Na Boston cinzenta de vielas escuras e bueiros sugadores de bolas, os protagonistas de Sobre Meninos e Lobos cresceram sendo devorados. Jimmy, pelo mundo do crime. Sean, pela força policial. E Dave, pelo fantasma que o assombra desde que, num dia qualquer, entrou no carro de dois sujeitos e foi mantido refém por quatro dias. Os amigos de infância tornaram-se conhecidos, com apenas um aceno sutil quando se cruzam pelas ruas.
Sobre Meninos e Lobos, ou Mystic River, marca o retorno de Clint Eastwood ao apetite da Academia, que reconheceu seu drama com 6 indicações e 2 vitórias na noite do Oscar 2004. Além das menções em Melhor Filme e Direção, esteve no páreo de Roteiro Adaptado e Atriz Coadjuvante, para a recém-premiada Marcia Gay Harden. Mas foram os homens, do título e do elenco, que venceram.

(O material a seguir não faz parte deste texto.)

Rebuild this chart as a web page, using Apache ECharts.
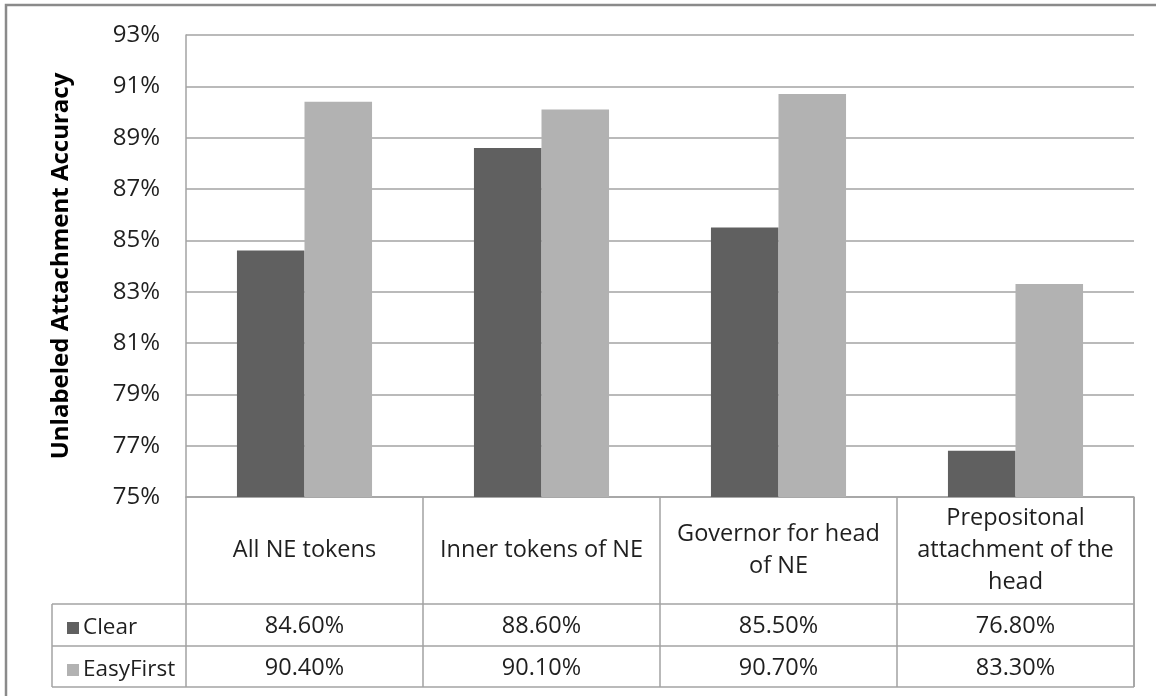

Sean Penn, pela performance sufocante de Jimmy Markum, superou Bill Murray em Encontros e Desencontros, enquanto Tim Robbins varreu a temporada, transformando sua atuação visceral e descontrolada como o traumatizado Dave Boyle em uma estatueta de Melhor Ator Coadjuvante. A noite, porém, foi dominada pelo histórico feito do terceiro O Senhor dos Anéis, com 11 indicações e 11 vitórias.
Com base no romance de Dennis Lehane, o roteiro de Brian Helgeland isola os protagonistas na vida adulta. Eastwood, que também assina a trilha sonora, em uma tarefa inédita da longa carreira, constantemente corta os momentos de tensão e brutalidade com longos takes do céu, branco e opaco, como se voltasse à Deus uma espécie de pergunta misericordiosa. No centro da ação, Mystic River situa-se entre o crime e a lei.
Jimmy, um dono de um mercadinho com passagem criminal, perde a filha em um assassinato. A jovem de 19 anos saiu com as amigas e nunca mais voltou, sendo encontrada no parque da cidade, com ferimentos que indicam violência. Na mesma noite, um esbaforido e assustado Dave Boyle chega em casa ensanguentado. De acordo com ele, foi um assalto que deu errado, com o sujeito deixado sangrando na calçada. A esposa Celeste (Harden) não compra a história e fica atenta ao jornal, em busca de uma nota que corrobore o testemunho do marido.
No dia seguinte, o detetive Sean Devine (Kevin Bacon) recebe a tarefa de investigar o desaparecimento da garota. Ele reconhece o sobrenome e relembra os acontecimentos que abrem o filme. Os três garotos, na década de 70, brincando de bola na rua e decidindo rabiscar seus nomes no concreto molhado. Um carro para, o suposto policial adverte a molecada e obriga um deles a subir no banco de trás. Dave é o sacrifício. Com os olhos chorosos, ele implora em silêncio pela salvação. No lado do passageiro, um padre sorri.
Dave foi mantido em cativeiro, e sofreu abuso físico e sexual. Fugiu pela floresta, mas nunca se recuperou. Os homens tampouco pagaram pelo crime. Agora, em um casamento de silêncio e pai de um garotinho frágil, Tim Robbins encara o demônio nos olhos, oscilando seus humores entre o inofensivo e o imperdoável. Parte da família postiça de Jimmy, com quem perdeu qualquer laço ou afeto, Dave se esgueira por Mystic River, na forma de um espectro natimorto.
Penn, na interpretação que garantiu o primeiro de dois Oscars, joga o charme para cima e recolhe os cacos de insatisfação e de perigo, de uma vida marcada pelos tiros, pelo temor e, de agora em diante, pelo luto. A esposa Annabeth (Laura Linney) é mais presença do que discurso, e apoia as decisões imorais de Jimmy. No filme de Clint, a mágoa da infância não some com o passar do tempo, ganhando contornos de morte e exoneração.
Mystic River é sóbrio e soberano na interpretação do trauma como herança genética. Figuras paternas violentas dão frutos a filhos embebidos do bruto e do insípido. E enquanto a montagem de Joel Cox lida com perfeição com o andamento da história, respirando com folga ante cada decisão, é a trilha de Eastwood, aliada a fotografia prosaica de Tom Stern, que transforma a experiência em partes iguais excruciante e irresistível. Um tipo de drama enraizado na masculinidade, brindado com performances irretocáveis de atores batizados à glória.